EXERCISE: Which lines contain the string "that"? Please list every one of them.

RECORDS PROVIDED:
++++

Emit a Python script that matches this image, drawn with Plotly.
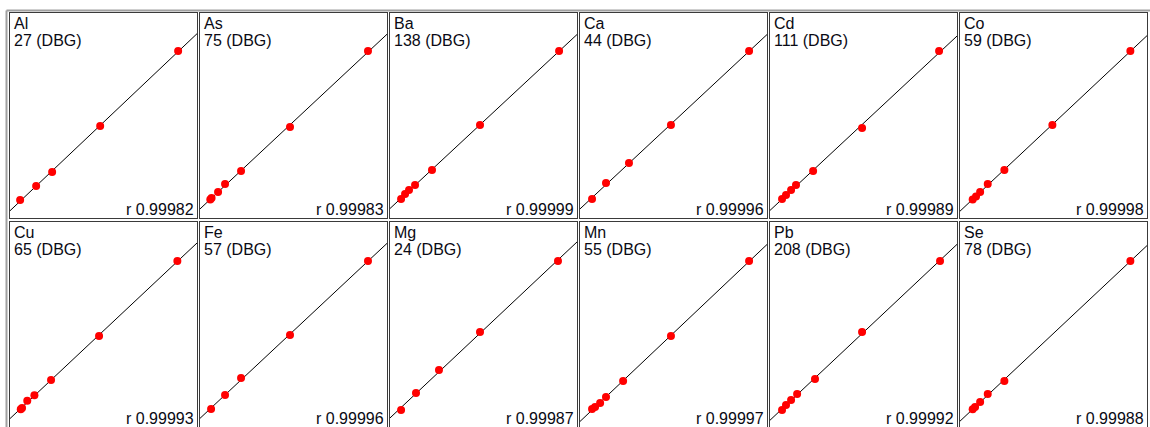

++++

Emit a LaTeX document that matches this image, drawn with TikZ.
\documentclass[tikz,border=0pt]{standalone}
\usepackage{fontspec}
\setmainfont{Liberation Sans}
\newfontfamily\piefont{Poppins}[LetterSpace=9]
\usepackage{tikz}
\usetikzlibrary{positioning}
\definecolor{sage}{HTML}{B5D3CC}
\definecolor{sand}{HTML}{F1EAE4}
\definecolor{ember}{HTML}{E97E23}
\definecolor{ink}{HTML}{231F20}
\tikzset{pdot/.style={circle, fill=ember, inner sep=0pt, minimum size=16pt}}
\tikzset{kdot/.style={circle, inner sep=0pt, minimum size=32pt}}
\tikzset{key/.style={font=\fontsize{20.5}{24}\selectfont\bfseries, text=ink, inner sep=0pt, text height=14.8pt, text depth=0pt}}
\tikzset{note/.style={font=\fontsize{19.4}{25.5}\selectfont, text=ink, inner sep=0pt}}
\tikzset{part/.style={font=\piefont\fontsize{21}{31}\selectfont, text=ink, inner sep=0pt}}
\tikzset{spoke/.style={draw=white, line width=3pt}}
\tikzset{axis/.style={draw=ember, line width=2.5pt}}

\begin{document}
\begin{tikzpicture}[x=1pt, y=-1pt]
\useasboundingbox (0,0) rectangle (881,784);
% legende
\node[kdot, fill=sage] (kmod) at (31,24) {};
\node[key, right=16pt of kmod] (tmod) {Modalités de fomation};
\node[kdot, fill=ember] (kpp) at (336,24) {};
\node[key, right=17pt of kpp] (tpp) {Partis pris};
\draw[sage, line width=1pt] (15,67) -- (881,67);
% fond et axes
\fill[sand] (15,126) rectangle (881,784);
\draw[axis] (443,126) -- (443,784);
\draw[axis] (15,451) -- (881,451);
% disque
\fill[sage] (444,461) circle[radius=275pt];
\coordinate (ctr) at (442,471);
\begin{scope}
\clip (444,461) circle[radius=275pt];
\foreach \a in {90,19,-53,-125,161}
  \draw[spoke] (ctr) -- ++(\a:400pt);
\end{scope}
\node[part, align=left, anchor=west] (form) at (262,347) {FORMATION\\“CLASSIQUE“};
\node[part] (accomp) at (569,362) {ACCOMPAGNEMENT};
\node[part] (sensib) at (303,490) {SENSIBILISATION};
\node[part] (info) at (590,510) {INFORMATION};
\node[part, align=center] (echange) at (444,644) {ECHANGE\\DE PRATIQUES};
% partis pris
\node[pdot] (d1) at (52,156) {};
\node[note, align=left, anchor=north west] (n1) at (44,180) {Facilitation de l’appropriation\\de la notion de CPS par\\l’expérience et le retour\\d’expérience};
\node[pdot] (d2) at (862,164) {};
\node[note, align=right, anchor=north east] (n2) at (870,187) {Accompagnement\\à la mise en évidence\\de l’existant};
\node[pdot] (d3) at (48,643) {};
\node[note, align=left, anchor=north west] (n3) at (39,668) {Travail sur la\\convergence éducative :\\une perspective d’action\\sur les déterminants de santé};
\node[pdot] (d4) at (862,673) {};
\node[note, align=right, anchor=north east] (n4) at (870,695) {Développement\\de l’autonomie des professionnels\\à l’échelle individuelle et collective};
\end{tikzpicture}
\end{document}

++++

RIGHT ANSWER:
Emit a Python script that matches this image, drawn with Plotly.
Emit a LaTeX document that matches this image, drawn with TikZ.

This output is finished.